L'HYPOCRISIE BUDGETAIRE BURUNDAISE

Par Gratien Rukindikiza

Burundi news, le 06/04/2010

Le budget d'un pays est le miroir du pouvoir. A travers un budget, un pouvoir détermine ses orientations, ses priorités, sa cupidité ou sa rigueur. Un Etat a un pouvoir régalien. Il peut émettre la monnaie, disposer d'une armée et d'une police et faire la justice. Ce pouvoir a un prix et a une place. Un Etat démocratique, populaire, n'oublie pas le peuple ou les autres fonctions pour favoriser ces pouvoirs.

Au Burundi, le budget est à l'image du pouvoir, tout simplement hypocrite. Nous allons détailler cette hypocrisie qui passe par le budget et aussi la dérive budgétaire liée à cette hypocrisie.

Gérer le budget en bonne poche de famille

Il fallait y penser. Un Président qui gère les budgets directement de plusieurs ministères, juste comme il veut. Le budget du ministère de la santé pour les constructions des centres de santé, le budget du ministère de la solidarité nationale pour les distributions des vivres par le Président, le budget du ministère de l'agriculture pour les plantations des arbres fruitiers.
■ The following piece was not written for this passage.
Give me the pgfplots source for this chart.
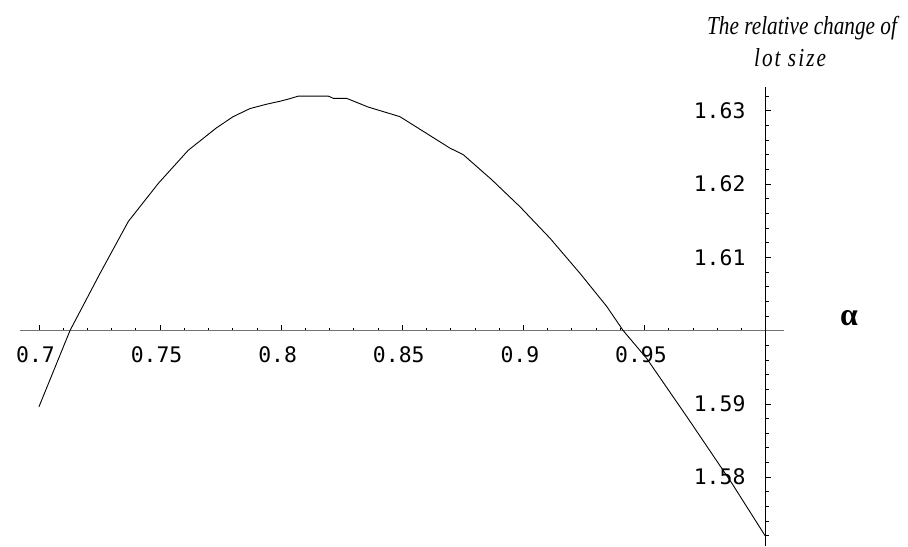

Ces budgets ont basculé le plus légalement du monde à la Présidence. Les sociétés fournisseurs appartiennent en fin de compte aux proches du Président ou à lui-même par personne interposée. Le budget revient par la grande poche présidentielle. Ces milliards de francs bu ne sont pas mieux gérés à la Présidence d'autant plus qu'aucun contrôle ne peut être exercé.

La dérivée budgétaire au service du pouvoir à travers les salaires des magistrats et autres

Tout a commencé par l'arrivée au pouvoir du CNDD-FDD. Il fallait mettre en confiance les magistrats et pouvoir embaucher des militants du parti CNDD-FDD dans la magistrature sans qu'ils se pressent de quitter pour avoir plus ailleurs. Un nouveau magistrat peut commencer à 500 000 frs alors qu'un médecin,  il y a quelques mois, était embauché à la sortie de l'école à moins de 150 000 frs.

Il ne fallait pas oublier les policiers et les militaires car les nouveaux venus du CNDD-FDD devaient avoir de bonnes conditions. Il fallait aussi que la police et l'armée soient contentes du pouvoir. Les deux corps devaient fermer les yeux devant des bavures selon le principe de ne pas parler la bouche pleine. Aujourd'hui, un homme de troupe de l'armée gagne de loin plus qu'un capitaine de 1993. Un caporal gagne plus que celui qui sort de l'université. Un fonctionnaire mieux payé sans être sous un régime spécial  payé gagnait il y a un an, 118 000 frs bu. Un colonel gagne plus de 300 000 frs et un directeur d'un service dans un ministère normal gagne moins de 100 000 frs mensuel.

Ces salaires ont explosé le budget de l'Etat. Les autres fonctionnaires réclament justice, à juste titre. Pourquoi un juriste gagnerait-il à la magistrature trois fois plus que son collègue à l'Université qui est fonctionnaire? Quand on sait que l'Etat burundais finance son budget à 55 % par des aides de la communauté internationale, on a du mal à comprendre cette attitude salariale.

L'autopromotion salariale ou le ridicule qui ne tue pas

Comble de l'ironie, ce sont les députés qui votent les lois, qui sont des représentants du peuple, qui s'octroient des cadeaux de départ. Ces mêmes députés n'ont pas fait de proposition pour sauver de la famine la population de Kirundo. Le cadeau de départ sera donné aux ministres, au Président et les vice-Présidents.

Tous les ministres payés au noir, ni vu, ni connu!

Ces derniers jours, il y a eu beaucoup  d'écrits concernant les ministres qui gagnent deux fois leurs salaires. Quelle hypocrisie, quelle mensonge! Tous les ministres gagnent trois fois ou quatre fois leurs salaires. En dehors de leurs salaires officiels de 350 000 frs, les ministres se présentent à la caisse à la fin de chaque mois à la Présidence, au cabinet du Président. Chaque ministre reçoit plus d'un million de francs bu dans une enveloppe et sans rien signer. 

Cet argent au noir est en réalité le vrai salaire. Il est prélevé sur le budget de la caisse noire de la Documentation.  Une vraie hypocrisie! Pourquoi ne pas les payer en salaires officiellement? Pour montrer que le ministre burundais est mal payé?

L'hypocrisie est aussi du cynisme dans le cas budgétaire burundais. Face à la misère du peuple, face à la pauvreté de plusieurs fonctionnaires, ces salaires aux corps nantis sonnent comme de l'irresponsabilité.